Now it’s true that her persistence does win some admirers, but is blind stubbornness really such a virtue? And further proof of her peculiar way with a tactic comes with her “letter to the people” in which she promises to campaign for her deal with her “heart and soul” before next month’s crucial vote in the Commons. In this strange and misleading missive, she also says that March 29 next year “must mark the point when we put aside the labels of ‘leave’ and ‘remain’ for good and we come together again as one people”. Well, good luck with that.
The odd thing about her letter is that she doesn’t have to win around the people as they’ve already had their say in that narrow squeak of a referendum: it’s the MPs she needs on side.
And now Mrs Maybe wants a Brexit debate with Labour leader Jeremy Corbyn, reportedly on the same night as the final of I’m A Celebrity (“Rumble and the jungle”, according to the clunky headline in this morning’s Sun referencing a boxing match from 1974).
You may recall that she declined to take part in a leaders’ debate before that unnecessary election, but now she wants one with Corbyn.
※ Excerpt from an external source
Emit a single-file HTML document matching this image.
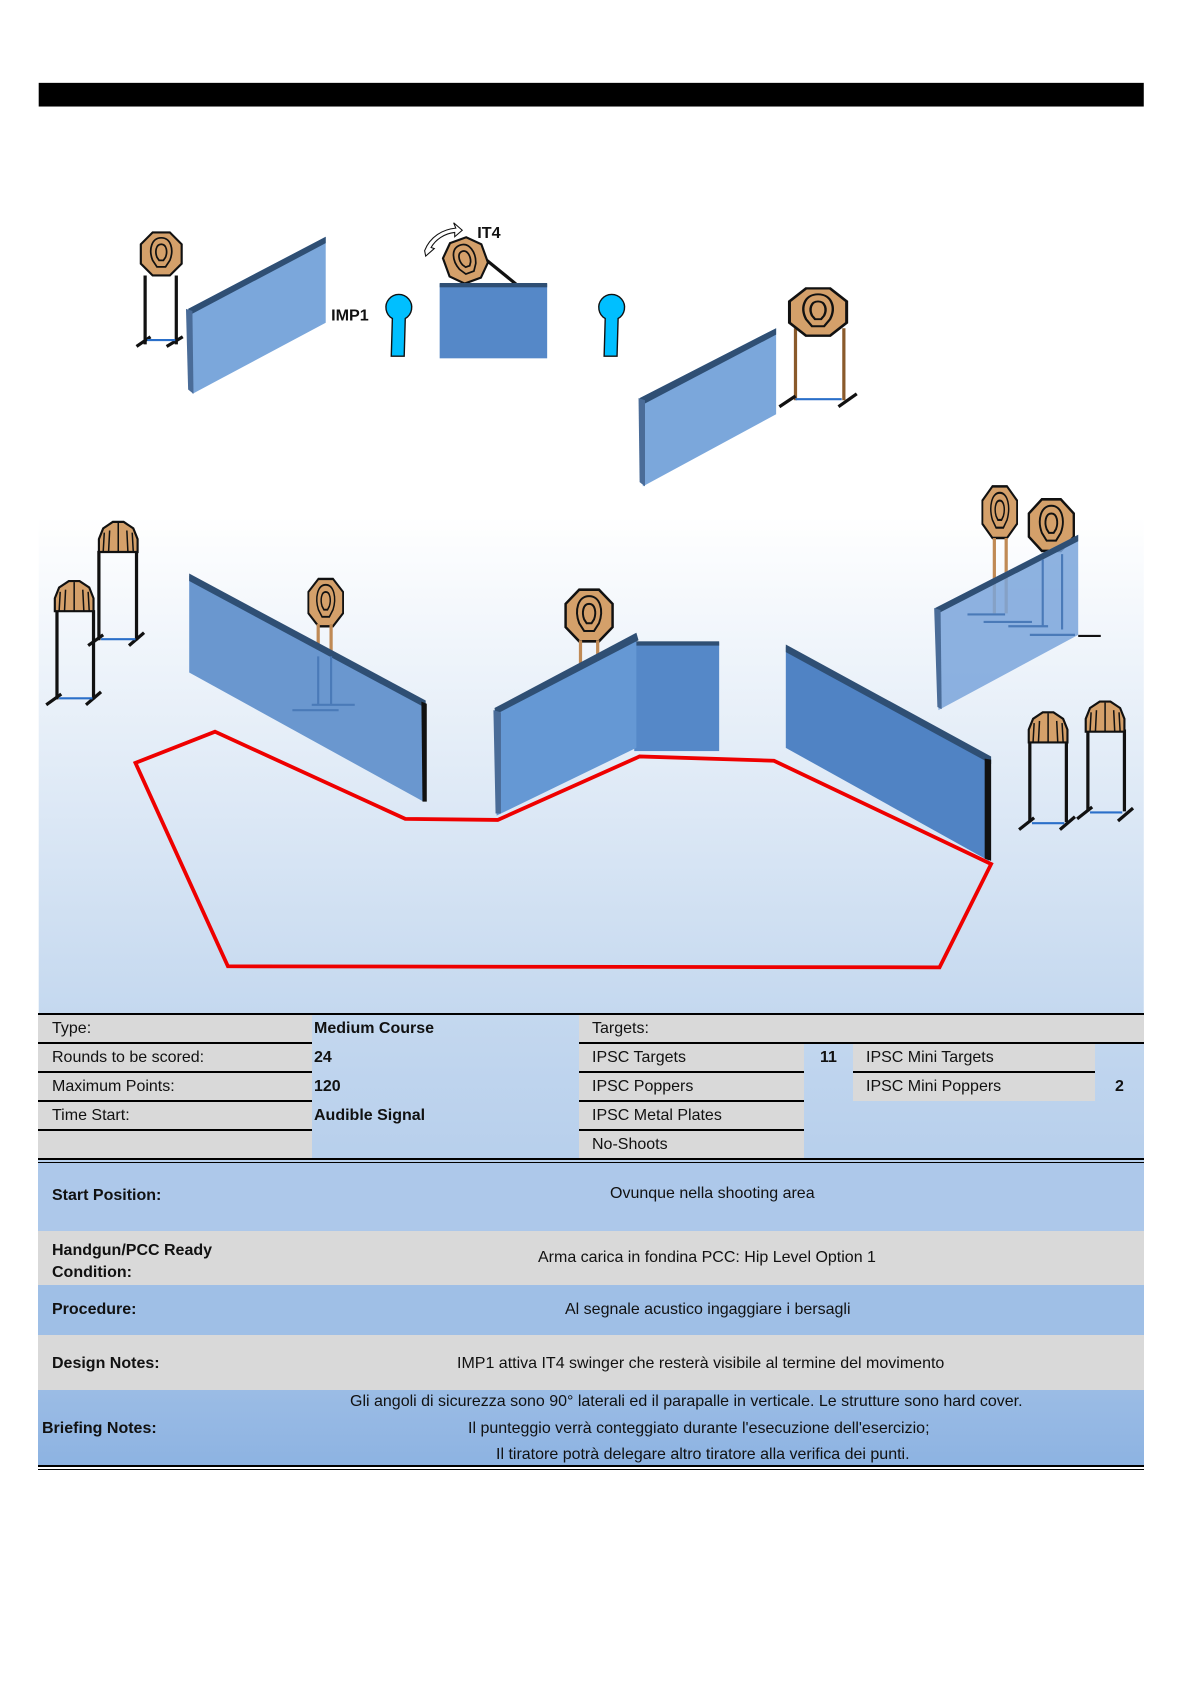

That, by the way, would see a Remain-voting Tory Brexit convert in the ring against a closet Brexit-fancying Labour leader whose party leans for Remain.
Theresa May wouldn’t take part in a debate that might have influenced voters – but now wants a vote in which there is no point in influencing voters. She wants this because she has a plan and Jeremy doesn’t, according to her logic.
There is a faint glimmer of truth to this. Corbyn’s only true tactic on Brexit has been to duck and dive in the hope that Mrs Maybe will fail, leading to a general election that Labour will win – a victory to be followed by a new Brexit solution summoned by magic.
Still, at least she can depend on Donald Trump – to cock things up for her by declaring that her EU deal scuppers trade deals with the US. Well, at least chlorinated chicken is off the menu for now and US companies will have less chance of infiltrating the NHS.